Alors, une repoussante vieille de la troupe, qui avait la réputation d'être grande guérisseuse, et qui était venue de Brisepaille, près Saint-Genou, voilà plus de soixante ans, lui administra un astringent si formidable que tous ses sphincters en furent contractés et resserrés à tel point que c'est à grand-peine que vous les auriez élargis avec les dents, ce qui est chose bien horrible à imaginer; c'est de la même façon que le diable, à la messe de saint Martin, enregistrant le papotage de deux joyeuses commères, étira son parchemin à belles dents. »
La sexualité est évidemment une composante très importante de l'oeuvre, et elle est surtout décomplexée.

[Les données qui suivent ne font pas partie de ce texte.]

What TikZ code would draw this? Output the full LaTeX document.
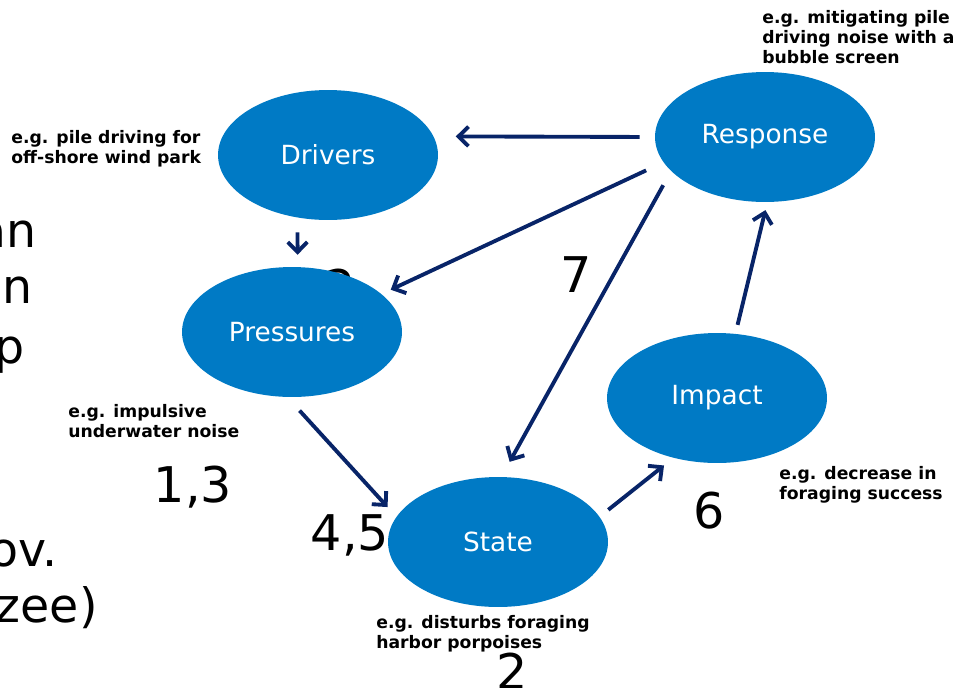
\documentclass[tikz,border=0pt]{standalone}
\usepackage{fontspec}
\setmainfont{DejaVu Sans}
\usetikzlibrary{shapes.geometric,arrows.meta}
\definecolor{dpsirblue}{RGB}{0,122,197}
\definecolor{dpsirnavy}{RGB}{8,36,104}

\begin{document}
\begin{tikzpicture}
  [x=0.02cm,y=-0.02cm,
   blob/.style={ellipse,fill=dpsirblue,text=white,minimum width=4.4cm,minimum height=2.6cm,inner sep=0pt,font=\fontsize{15}{18}\selectfont},
   note/.style={anchor=north west,align=left,inner sep=0pt,font=\bfseries\fontsize{9.8}{11.3}\selectfont},
   big/.style={anchor=base,inner sep=0pt,font=\fontsize{28}{34}\selectfont},
   lefttext/.style={anchor=base east,inner sep=0pt,font=\fontsize{27}{34}\selectfont},
   arr/.style={draw=dpsirnavy,line width=2.2pt,-{Straight Barb[length=2mm,width=3.9mm]}}]
  \useasboundingbox (0,0) rectangle (953,687);

  % number half hidden behind Pressures
  \node [big] (num2b) at (340,305) {2};

  \node [blob] (drv) at (328,155) {Drivers};
  \node [blob] (resp) at (765,137) {Response};
  \node [blob] (press) at (292,332) {Pressures};
  \node [blob] (imp) at (717,398) {Impact};
  \node [blob] (state) at (498,542) {State};

  \foreach \from/\to/\s/\e in {resp.180/drv.10/0.30/0.44,drv.244/press.85/0.29/0.24,
      resp.194/press.23/0.38/0.20,resp.200/state.87/0.32/0.34,press.266/state.166/0.36/0.26,
      state.14/imp.234/0.22/0.24,imp.74/resp.272/0.18/0.16}
    \draw [arr,shorten <=\s cm,shorten >=\e cm] (\from) -- (\to);

  \node [note] (ndrv) at (11,130) {e.g. pile driving for\\off-shore wind park};
  \node [note] (nresp) at (762,10) {e.g. mitigating pile\\driving noise with a\\bubble screen};
  \node [note] (npress) at (68,404) {e.g. impulsive\\underwater noise};
  \node [note] (nimp) at (779,466) {e.g. decrease in\\foraging success};
  \node [note] (nstate) at (376,615) {e.g. disturbs foraging\\harbor porpoises};

  \node [big] (num7) at (576,292) {7};
  \node [big] (num13) at (193,502) {1,3};
  \node [big] (num45) at (350,550) {4,5};
  \node [big] (num6) at (709,528) {6};
  \node [big] (num2) at (512,689) {2};

  \node [lefttext] (l1) at (37,247) {an};
  \node [lefttext] (l2) at (33,303) {en};
  \node [lefttext] (l3) at (25,363) {p};
  \node [lefttext] (l4) at (58,566) {ov.};
  \node [lefttext] (l5) at (98,622) {zee)};

\end{tikzpicture}
\end{document}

Voici comment Rabelais parle du premier habit de Gargantua, qui a presque deux ans...
« L'ouverture de la braguette était de la longueur d'une canne, dentelée comme les chausses, avec le damas bleu bouffant comme il est dit plus haut.
Et, en voyant sa belle broderie de canetille, ses jolis entrelacs d'orfèvrerie, garnis de fins diamants, de fins rubis, de fines turquoises, de fines émeraudes et d'unions du golfe Persique, vous l'auriez comparée à une belle corne d'abondance, comme on en voit sur les monuments antiques, comme celle que Rhéa donna aux deux nymphes Adrastée et Ida, nourrices de Jupiter: toujours galante, succulente, juteuse, toujours verdoyante, toujours florissante, toujours fructifiante, pleine de liqueurs, pleine de fleurs, pleine de fruits, pleine de toutes sortes de délices.
Dieu merci, il faisait bon la voir! Mais je vous en décrirai bien davantage dans le livre que j'ai écrit sur La Dignité des braguettes.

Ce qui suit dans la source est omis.